- Screenshot
- Directed by: Walter Lantz Bill Nolan
- Story by: Walter Lantz Bill Nolan
- Produced by: Walter Lantz
- Music by: James Dietrich
- Animation by: Ray Abrams Fred Avery Bill Weber Jack Carr Charles Hastings
- Color process: Black and white
- Production company: Walter Lantz Productions
- Distributed by: Universal Pictures
- Release date: October 10, 1932;
- Running time: 7:14
- Language: English

= Carnival Capers =

1932 film

Carnival Capers is a 1932 animated short film featuring Oswald the Lucky Rabbit. It is the 65th Oswald cartoon by Walter Lantz Productions and the 117th in the entire series.

==Plot==
Oswald and the girl beagle (making her debut in this film) are at the fair, dancing on a wooden platform. All of a sudden, a large oppressive pit bull pulls it right under their feet, much to their surprise. The pit bull pretends to apologize by giving Oswald a handshake but snaps a rat trap at the rabbit's hand instead. When the large dog flirts with the girl beagle, the annoyed Oswald quickly takes her and walks out of the scene.

Oswald and his date go to a refreshment stand to order ice cream sodas. Upon receiving their beverages, the pit bull shows up again, takes Oswald's drink, and consumes it. The girl beagle doesn't drink hers but instead pours the stuff in the pit bull's hat without the latter noticing. As the big dog puts on the hat and gets covered in a creamy mess, the two little tourists immediately move to another location.

After spending a few moments at the punch pad game which the pit bull got smashed by the machine on his head making the pit bull to feel dazed, Oswald and the girl beagle decide to have a ride. They select a bizarre one operated by a marsupial. The girl beagle is the first to go as the marsupial launches her high in the air where she lands and slides onto a series of animals. In the end, however, she is nabbed by the pit bull. Oswald comes to her assistance by picking up a bow and shooting arrows at the pit bull's back. Due to this, the large dog drops the girl beagle and sets sights on the rabbit.

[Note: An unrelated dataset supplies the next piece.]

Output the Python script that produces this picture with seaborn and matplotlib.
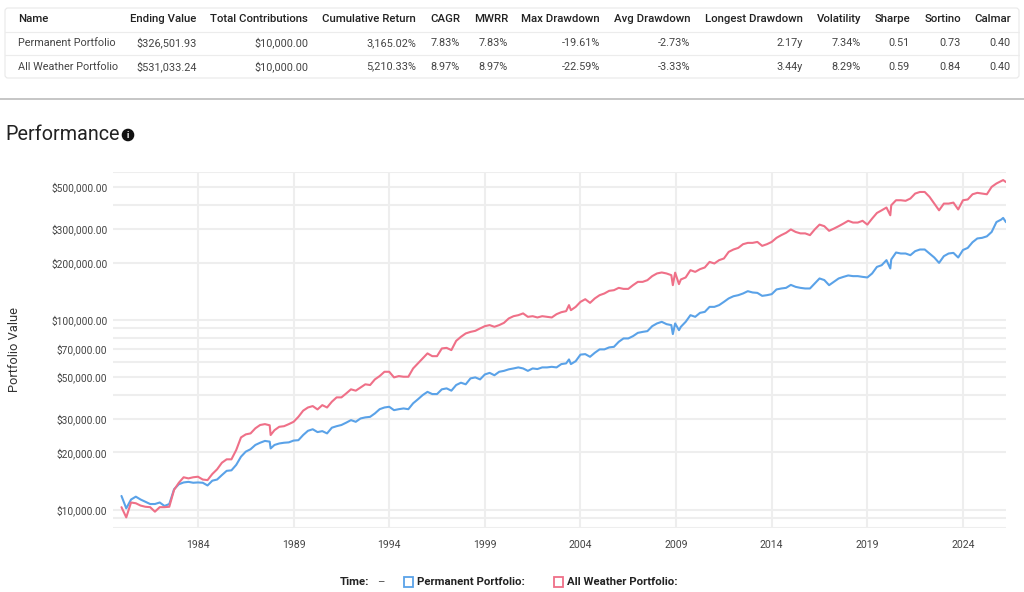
"""Permanent vs All Weather 포트폴리오 성과 차트 (표 + 로그축 라인)."""

import matplotlib

matplotlib.use("Agg")
import matplotlib.pyplot as plt  # noqa: E402
import pandas as pd  # noqa: E402
import seaborn as sns  # noqa: E402
from matplotlib.patches import FancyBboxPatch, Rectangle  # noqa: E402
from matplotlib.ticker import FixedLocator, FuncFormatter, NullFormatter  # noqa: E402

HEADERS = ["Name", "Ending Value", "Total Contributions", "Cumulative Return", "CAGR", "MWRR",
           "Max Drawdown", "Avg Drawdown", "Longest Drawdown", "Volatility", "Sharpe", "Sortino", "Calmar"]
ROW_PERMANENT = ["Permanent Portfolio", "$326,501.93", "$10,000.00", "3,165.02%", "7.83%", "7.83%",
                 "-19.61%", "-2.73%", "2.17y", "7.34%", "0.51", "0.73", "0.40"]
ROW_WEATHER = ["All Weather Portfolio", "$531,033.24", "$10,000.00", "5,210.33%", "8.97%", "8.97%",
               "-22.59%", "-3.33%", "3.44y", "8.29%", "0.59", "0.84", "0.40"]

YEARS = [
    1980.0, 1980.25, 1980.5, 1980.75, 1981.0, 1981.25, 1981.5, 1981.75,
    1982.0, 1982.25, 1982.5, 1982.75, 1983.0, 1983.25, 1983.5, 1983.75,
    1984.0, 1984.25, 1984.5, 1984.75, 1985.0, 1985.25, 1985.5, 1985.75,
    1986.0, 1986.25, 1986.5, 1986.75, 1987.0, 1987.25, 1987.5, 1987.75, 1987.8,
    1988.0, 1988.25, 1988.5, 1988.75, 1989.0, 1989.25, 1989.5, 1989.75,
    1990.0, 1990.25, 1990.5, 1990.75, 1991.0, 1991.25, 1991.5, 1991.75,
    1992.0, 1992.25, 1992.5, 1992.75, 1993.0, 1993.25, 1993.5, 1993.75,
    1994.0, 1994.25, 1994.5, 1994.75, 1995.0, 1995.25, 1995.5, 1995.75,
    1996.0, 1996.25, 1996.5, 1996.75, 1997.0, 1997.25, 1997.5, 1997.75,
    1998.0, 1998.25, 1998.5, 1998.75, 1999.0, 1999.25, 1999.5, 1999.75,
    2000.0, 2000.25, 2000.5, 2000.75, 2001.0, 2001.25, 2001.5, 2001.75,
    2002.0, 2002.25, 2002.5, 2002.75, 2003.0, 2003.25, 2003.4, 2003.5, 2003.75,
    2004.0, 2004.25, 2004.5, 2004.75, 2005.0, 2005.25, 2005.5, 2005.75,
    2006.0, 2006.25, 2006.5, 2006.75, 2007.0, 2007.25, 2007.5, 2007.75,
    2008.0, 2008.25, 2008.5, 2008.75, 2008.83, 2008.95,
    2009.15, 2009.25, 2009.5, 2009.75, 2010.0, 2010.25, 2010.5, 2010.75,
    2011.0, 2011.25, 2011.5, 2011.75, 2012.0, 2012.25, 2012.5, 2012.75,
    2013.0, 2013.25, 2013.5, 2013.75, 2014.0, 2014.25, 2014.5, 2014.75,
    2015.0, 2015.25, 2015.5, 2015.75, 2016.0, 2016.25, 2016.5, 2016.75,
    2017.0, 2017.25, 2017.5, 2017.75, 2018.0, 2018.25, 2018.5, 2018.75,
    2019.0, 2019.25, 2019.5, 2019.75, 2020.0, 2020.2, 2020.25, 2020.5, 2020.75,
    2021.0, 2021.25, 2021.5, 2021.75, 2022.0, 2022.25, 2022.5, 2022.75,
    2023.0, 2023.25, 2023.5, 2023.75, 2024.0, 2024.25, 2024.5, 2024.75,
    2025.0, 2025.25, 2025.5, 2025.75, 2026.0, 2026.1, 2026.25,
]

# 단위: 천 달러
ALL_WEATHER = [
    10.3, 9.1, 10.9, 10.8, 10.5, 10.35, 10.3, 9.75,
    10.3, 10.3, 10.35, 12.7, 13.85, 14.8, 14.6, 14.8,
    14.9, 14.4, 14.3, 15.4, 16.3, 17.65, 18.4, 18.4,
    20.6, 24.0, 24.9, 25.2, 26.8, 27.9, 28.2, 27.8, 24.7,
    26.2, 27.3, 27.5, 28.2, 29.0, 30.8, 33.2, 34.5,
    35.1, 33.7, 35.5, 34.5, 37.0, 39.0, 39.0, 40.9,
    43.0, 42.3, 44.0, 45.7, 45.3, 48.5, 50.5, 53.2,
    53.2, 49.7, 50.5, 50.1, 50.1, 55.4, 58.9, 62.6,
    66.5, 64.3, 64.3, 70.6, 71.1, 69.2, 77.4, 81.3,
    84.7, 86.3, 87.4, 90.0, 92.5, 93.7, 91.8, 93.7,
    96.3, 101.6, 104.4, 105.7, 108.0, 103.6, 104.4, 102.8,
    104.4, 103.6, 102.8, 107.0, 109.6, 111.0, 119.4, 112.3, 116.9,
    124.2, 128.3, 122.7, 129.5, 134.7, 137.5, 142.0, 143.1,
    147.2, 145.4, 145.4, 152.1, 158.3, 158.3, 161.6, 169.7,
    175.3, 177.4, 175.3, 171.7, 152.1, 177.0,
    154.0, 163.0, 167.0, 182.4, 178.7, 184.7, 188.5, 201.7,
    197.8, 206.0, 210.2, 227.7, 234.4, 239.0, 250.0, 254.0,
    254.0, 257.0, 245.0, 250.0, 257.0, 270.0, 279.0, 287.0,
    299.0, 290.0, 285.0, 285.0, 279.0, 299.0, 317.0, 311.0,
    294.0, 302.0, 311.0, 321.0, 332.0, 325.0, 325.0, 332.0,
    317.0, 341.0, 365.0, 377.0, 390.0, 355.0, 401.0, 426.0, 426.0,
    423.0, 435.0, 462.0, 471.0, 471.0, 444.0, 409.0, 377.0,
    409.0, 409.0, 414.0, 381.0, 426.0, 430.0, 458.0, 466.0,
    462.0, 458.0, 501.0, 522.0, 538.0, 544.0, 531.03,
]
PERMANENT = [
    11.8, 10.15, 11.3, 11.7, 11.3, 11.0, 10.7, 10.7,
    10.9, 10.45, 10.7, 12.8, 13.6, 13.9, 14.0, 13.85,
    13.9, 13.85, 13.4, 14.2, 14.4, 15.2, 16.0, 16.1,
    17.2, 19.0, 20.2, 20.8, 21.9, 22.5, 23.0, 22.8, 21.0,
    21.9, 22.3, 22.5, 22.6, 23.1, 23.2, 24.7, 26.0,
    26.5, 25.6, 25.9, 25.2, 27.0, 27.5, 27.9, 28.7,
    29.6, 29.0, 30.2, 30.6, 30.8, 32.1, 33.8, 34.5,
    34.8, 33.4, 33.8, 34.1, 33.8, 36.3, 38.1, 40.1,
    41.7, 40.6, 40.6, 43.0, 43.5, 42.3, 45.3, 46.6,
    45.7, 49.1, 49.7, 48.5, 51.5, 52.5, 51.0, 53.2,
    53.8, 54.8, 55.4, 56.1, 55.4, 53.8, 55.4, 55.0,
    56.1, 56.1, 56.5, 56.1, 58.4, 58.9, 61.8, 58.4, 60.5,
    65.5, 65.9, 63.8, 67.0, 69.8, 69.8, 71.5, 72.0,
    76.5, 79.7, 79.7, 82.0, 85.3, 86.3, 87.1, 92.5,
    95.6, 97.5, 94.8, 93.7, 84.0, 95.6,
    88.1, 91.8, 97.5, 105.7, 103.6, 108.7, 110.0, 116.9,
    116.9, 119.4, 124.2, 129.5, 133.0, 134.7, 137.5, 141.4,
    139.2, 138.5, 133.6, 134.7, 136.4, 144.4, 146.1, 147.2,
    152.6, 149.0, 147.2, 146.1, 146.1, 155.2, 165.0, 161.8,
    152.1, 158.3, 165.0, 168.2, 171.1, 169.7, 169.7, 168.2,
    167.0, 175.3, 189.8, 193.8, 206.0, 186.2, 207.7, 226.0, 223.3,
    223.3, 218.8, 229.7, 234.4, 234.4, 223.3, 212.7, 199.3,
    216.2, 223.3, 225.0, 212.7, 233.0, 239.0, 256.0, 268.0,
    270.0, 275.0, 290.0, 327.0, 337.0, 343.8, 326.5,
]

Y_LABELED = [10000, 20000, 30000, 50000, 70000, 100000, 200000, 300000, 500000]
Y_MINOR = [8000, 9000, 40000, 60000, 80000, 90000, 400000, 600000]
X_TICKS = [1984, 1989, 1994, 1999, 2004, 2009, 2014, 2019, 2024]

BLUE, RED = "#5aa2e8", "#ef7088"
GRID = "#eeeeee"
TEXT = "#444444"
W, H = 1024, 592

sns.set_theme(style="white")
plt.rcParams["font.family"] = ["Roboto", "DejaVu Sans"]

df = pd.DataFrame(
    {"year": YEARS * 2,
     "value": [v * 1000 for v in PERMANENT] + [v * 1000 for v in ALL_WEATHER],
     "name": ["Permanent Portfolio"] * len(YEARS) + ["All Weather Portfolio"] * len(YEARS)}
)

fig = plt.figure(figsize=(W / 100, H / 100), dpi=100, facecolor="white")

# 메인 차트: 픽셀 기준 113~1006, 172~528
ax = fig.add_axes([113 / W, 1 - 528 / H, (1006 - 113) / W, (528 - 172) / H])
sns.lineplot(data=df, x="year", y="value", hue="name", palette={"Permanent Portfolio": BLUE, "All Weather Portfolio": RED},
             linewidth=1.5, legend=False, errorbar=None, ax=ax)
ax.set_yscale("log")
ax.set_xlim(1979.557, 2026.25)
ax.set_ylim(8000, 600000)
ax.yaxis.set_major_locator(FixedLocator(Y_LABELED))
ax.yaxis.set_minor_locator(FixedLocator(Y_MINOR))
ax.yaxis.set_major_formatter(FuncFormatter(lambda v, _: f"${v:,.2f}"))
ax.yaxis.set_minor_formatter(NullFormatter())
ax.set_xticks(X_TICKS)
ax.set_xticklabels([str(y) for y in X_TICKS])
ax.grid(True, which="both", color=GRID, linewidth=1.5, zorder=0)
ax.set_axisbelow(True)
ax.tick_params(axis="both", which="both", length=0, colors=TEXT)
ax.tick_params(axis="y", pad=4, labelsize=7.3)
ax.tick_params(axis="x", pad=9, labelsize=7.6)
ax.set_xlabel("")
ax.set_ylabel("")
sns.despine(ax=ax, left=True, bottom=True)

# 표와 범례는 픽셀 좌표 오버레이에 그림
ov = fig.add_axes([0, 0, 1, 1], facecolor="none")
ov.set_xlim(0, W)
ov.set_ylim(H, 0)
ov.axis("off")

ov.text(14.5, 350, "Portfolio Value", rotation=90, ha="center", va="center", fontsize=9.3, color="#333333")

ov.add_patch(FancyBboxPatch((5, 8), 1014, 70, boxstyle="round,pad=0,rounding_size=3",
                            facecolor="white", edgecolor="#e8e8e8", linewidth=0.8))
ov.plot([5, 1019], [31.5, 31.5], color="#ececec", linewidth=0.8)
ov.plot([5, 1019], [54.5, 54.5], color="#ececec", linewidth=0.8)
ov.plot([0, W], [99, 99], color="#c6c6c6", linewidth=1.4)

COL_RIGHT = [None, 196.5, 308, 416, 460, 508, 600, 690, 802.5, 861, 910, 961, 1011]
for i, (head, a, b) in enumerate(zip(HEADERS, ROW_PERMANENT, ROW_WEATHER)):
    x = 18 if i == 0 else COL_RIGHT[i]
    ha = "left" if i == 0 else "right"
    ov.text(x, 19.5, head, ha=ha, va="center", fontsize=8.2, fontweight="medium", color="#222222")
    ov.text(x, 43, a, ha=ha, va="center", fontsize=7.8, color=TEXT)
    ov.text(x, 66.5, b, ha=ha, va="center", fontsize=7.8, color=TEXT)

ov.text(5, 134.5, "Performance", ha="left", va="center", fontsize=14.2, color="#222222")
ov.add_patch(plt.Circle((128, 135), 5.6, color="#111111"))
ov.text(128, 135, "i", ha="center", va="center", fontsize=6.5, fontweight="bold", color="white")

ov.text(340, 582, "Time:", ha="left", va="center", fontsize=8.2, fontweight="bold", color="#222222")
ov.text(377, 582, "–", ha="left", va="center", fontsize=8.2, color=TEXT)
ov.add_patch(Rectangle((403.5, 577), 9.5, 9.5, facecolor="white", edgecolor=BLUE, linewidth=1.3))
ov.text(417, 582, "Permanent Portfolio:", ha="left", va="center", fontsize=8.2, fontweight="bold", color="#222222")
ov.add_patch(Rectangle((553.5, 577), 9.5, 9.5, facecolor="white", edgecolor=RED, linewidth=1.3))
ov.text(567, 582, "All Weather Portfolio:", ha="left", va="center", fontsize=8.2, fontweight="bold", color="#222222")

fig.savefig("out.png", dpi=100)
plt.close(fig)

Running from the pit bull, Oswald climbs and crawls through a small hole in the fence. The large dog attempts to get through too, only to get stuck halfway. The rabbit then draws a picture of a rat on the pit bull's rear, attracting a stray cat and then a hound, both of which go in a mauling fashion. Eventually, the pit bull is able to get out of the situation and continues pursuing Oswald.

Oswald, still on the run, enters a gate to the backyard of a house. Instead of going in also, the pit bull peeks through one of the windows. While his pursuer is still looking in, Oswald appears in front of the house from a distance and throws a stick at the other window, breaking the glass. The disturbed homeowner opens the door in the blink of an eye, therefore smashing the pit bull between it and the front wall. Oswald writes a "welcome" message on the flattened dog before placing the latter in front of the door. The girl beagle then shows up in the vicinity, happily calling Oswald. She and the rabbit go to celebrate things with a kiss.

==Availability==
The short is available on The Woody Woodpecker and Friends Classic Cartoon Collection: Volume 2 DVD box set.